Saturday, August 22, 2015

Thomas Merton and Teilhard de Chardin

ON JUNE 27, 1949, THOMAS MERTON WROTE in his journal about going into the woods behind his monastery: "...both in the wood and especially on my way back, crossing an open hillock, all that I had tasted in solitude seemed to have a luminously intelligible connection with the Mass. It seemed to be a function or an expression of that morning's offertory...I wonder if my eyes have been momentarily opened...Could I end up as something of a hermit-priest, of a priest of the woods or the deserts or the hills, devoted to a Mass of pure adoration that would put all nature on my paten in the morning and praise God more explicitly with the birds?" (Entering the Silence, p. 331)
    ON AUGUST 6, 1923, PIERRE TEILHARD DE CHARDIN, while on a scientific expedition in the Ordos Desert, wrote this: "Since once again, Lord-though not this time in the forests of the Aisne but in the steppes of Asia- I have neither bread, nor wine, nor altar, I will raise myself beyond these symbols, up to the pure majesty of the real itself; I, your priest, will make the whole earth my altar and on it will offer you all the labours and sufferings of the world."  (Hymn of the Universe, p. 19) 

Sunday, August 16, 2015

"Unless you eat of the flesh of the Son of Man..."

"How can this man give us his flesh to eat?" wondered the audience for Jesus' long discourse on the "Bread of Life" in John 6. A better question might have been, "Why?" Why such crude and confusing language?  Indeed, it confused its original audience, and the church ever since has put great energy into explaining what the words really mean. Some of the explanations (such as the R.C. Doctrine of Transubstantiation) are cleverly devised, and might succeed in making the gospel language less offensive, at least to devotees of Aristotelian metaphysics.

But maybe it is supposed to be confusing.
Maybe its supposed to be offensive and gross.
Maybe it is supposed to be like the cross: hideous and repulsive, yet translated paradoxically into a symbol of hope.
Maybe it is supposed to be like the whole notion of "God incarnate", the notion of "God-ness" inhabiting human flesh with all its inconveniences, orifices, and vents.
Maybe its supposed to be an invitation into a reality inaccessible to ordinary language, a place under the radar, behind the scenes, and over the top, where eucharistic babble over crackers and wine continues to draw men and women to Christian altars, even after 2000 years of confusion.

Even if we balk at the idea of eating the flesh of the Son of Man, God is less fastidious when it comes to eating us. It seems apparent to me that God "...eats us, swallows us whole as we pose as hunters, crouched in our flimsy deer-blinds, clutching our useless weapons and peering intently into the all consuming wildness all around us."


Monday, August 10, 2015

From an old Palm Sunday Sermon...

Has your world been changed by Jesus?
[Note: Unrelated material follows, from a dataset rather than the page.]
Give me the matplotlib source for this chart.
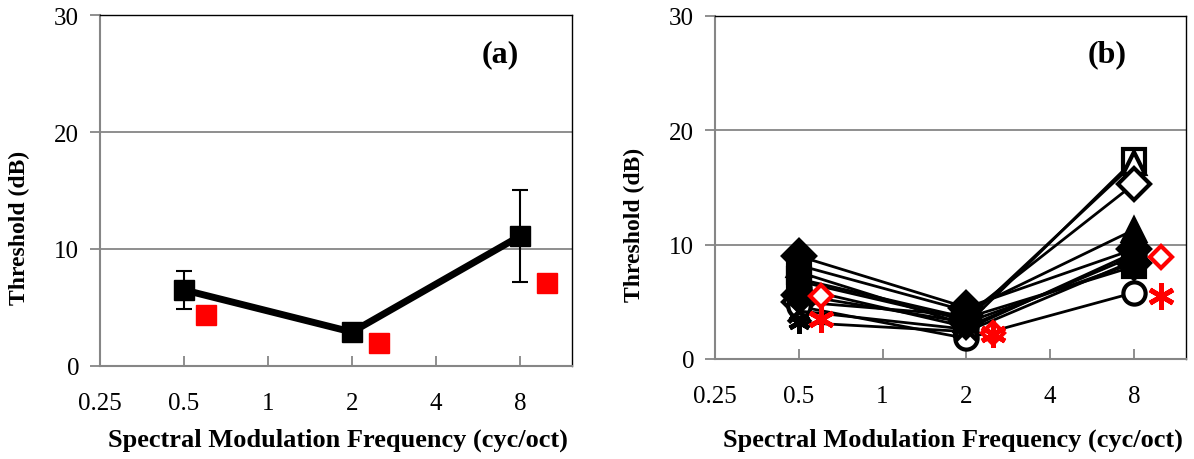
import matplotlib.pyplot as plt
import numpy as np

plt.rcParams['font.family'] = ['Liberation Serif', 'DejaVu Serif']

# spectral modulation frequencies (cyc/oct)
freqs = [0.5, 2, 8]
red_freqs = [0.6, 2.5, 10]

# panel (a): group mean with error bars, red comparison points
mean_thr = [6.5, 2.9, 11.1]
mean_err = [1.65, 0.4, 3.95]
red_thr_a = [4.4, 2.0, 7.1]

# panel (b): individual listeners (marker, filled?, thresholds)
listener_markers = ['s', '^', 'D', '^', 'D', 's', 'o', (6, 2, 0), 'o', 'D', 'x']
listener_filled = [False, False, False, True, True, True, True, True, False, True, True]
listener_thr = [
    [7.6, 3.0, 17.4],
    [6.8, 3.4, 17.1],
    [5.0, 3.8, 15.3],
    [8.2, 4.2, 11.3],
    [9.0, 4.5, 9.6],
    [7.0, 3.6, 8.1],
    [6.2, 2.8, 9.0],
    [3.2, 2.4, 8.6],
    [4.6, 1.8, 5.8],
    [5.6, 3.2, 8.4],
    [4.2, 2.6, 9.3],
]
red_diamond_thr = [5.5, 2.3, 8.9]
red_star_thr = [3.5, 2.2, 5.5]

xticks = [0.25, 0.5, 1, 2, 4, 8]
xticklabels = ['0.25', '0.5', '1', '2', '4', '8']
yticks = [0, 10, 20, 30]

GRAY = '#868686'


def style_axes(ax):
    ax.set_xscale('log', base=2)
    ax.set_xlim(0.25, 12.3)
    ax.set_ylim(0, 30)
    ax.set_xticks(xticks)
    ax.set_xticklabels(xticklabels)
    ax.xaxis.set_minor_locator(plt.NullLocator())
    ax.set_yticks(yticks)
    ax.tick_params(axis='x', direction='in', length=7, width=1.3, color=GRAY,
                   labelsize=18, pad=19)
    ax.tick_params(axis='y', direction='out', length=7, width=1.3, color=GRAY,
                   labelsize=18, pad=8)
    for y in [10, 20]:
        ax.axhline(y, color=GRAY, lw=1.3, zorder=0)
    ax.spines['left'].set_color(GRAY)
    ax.spines['bottom'].set_color(GRAY)
    ax.spines['left'].set_linewidth(1.5)
    ax.spines['bottom'].set_linewidth(1.5)
    ax.spines['top'].set_color('black')
    ax.spines['right'].set_color('black')
    ax.spines['top'].set_linewidth(1.0)
    ax.spines['right'].set_linewidth(1.0)


fig = plt.figure(figsize=(11.94, 4.60), dpi=100)
ax1 = fig.add_axes([0.0838, 0.2022, 0.3953, 0.763])
ax2 = fig.add_axes([0.5988, 0.2174, 0.3945, 0.7457])

# panel (a)
style_axes(ax1)
ax1.errorbar(freqs, mean_thr, yerr=mean_err, color='black', lw=5,
             marker='s', ms=15, ecolor='black', elinewidth=1.5,
             capsize=6, capthick=1.5, zorder=3)
ax1.plot(red_freqs, red_thr_a, 's', color='#ff0000', ms=14.5, ls='none', zorder=3)

# panel (b)
style_axes(ax2)
for mk, filled, thr in zip(listener_markers, listener_filled, listener_thr):
    mfc = 'black' if filled else 'white'
    mew = 3.5 if mk in ('x', (6, 2, 0)) else 3
    ax2.plot(freqs, thr, color='black', lw=2, marker=mk, ms=16,
             mfc=mfc, mec='black', mew=mew, zorder=3)
ax2.plot(red_freqs, red_diamond_thr, 'D', ms=11, mfc='white', mec='#ff0000',
         mew=3, ls='none', zorder=4)
ax2.plot(red_freqs, red_star_thr, marker=(6, 2, 0), ms=19, color='#ff0000',
         mew=3.5, ls='none', zorder=4)

for ax, lab, lx, xly in [(ax1, '(a)', 0.847, -0.208), (ax2, '(b)', 0.832, -0.233)]:
    ax.text(lx, 0.889, lab, transform=ax.transAxes, fontsize=23,
            fontweight='bold', ha='center', va='center')
    ax.text(0.505, xly, 'Spectral Modulation Frequency (cyc/oct)',
            transform=ax.transAxes, fontsize=19, fontweight='bold',
            ha='center', va='center')
    ax.text(-0.17, 0.395, 'Threshold (dB)', transform=ax.transAxes,
            fontsize=17, fontweight='bold', rotation=90,
            ha='center', va='center')

fig.savefig('out.png', dpi=100)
Have you?

Would it change your world, or you, to have God enter into a profound solidarity with your greatest fear and most painful vulnerability?

What if God were somehow to become embedded in the flesh of your world, so that your life and the divine life somehow intersect and become one?

Would it change you or your world to be loved infinitely and completely, from the inside out, by one who knows you better than you know yourself?

Would it change you or your world to be loved like a child, like a friend, like a spouse, by the Creator of the Universe?

Would it change you or your world to be loved like a prodigal son or a beloved disciple, like the way Jesus loved Lazarus and Martha and Mary and his other friends?

Would it change your world to be loved, both from heaven and from the cross, to be loved from both the future and the past, and from both sides of the gate of death?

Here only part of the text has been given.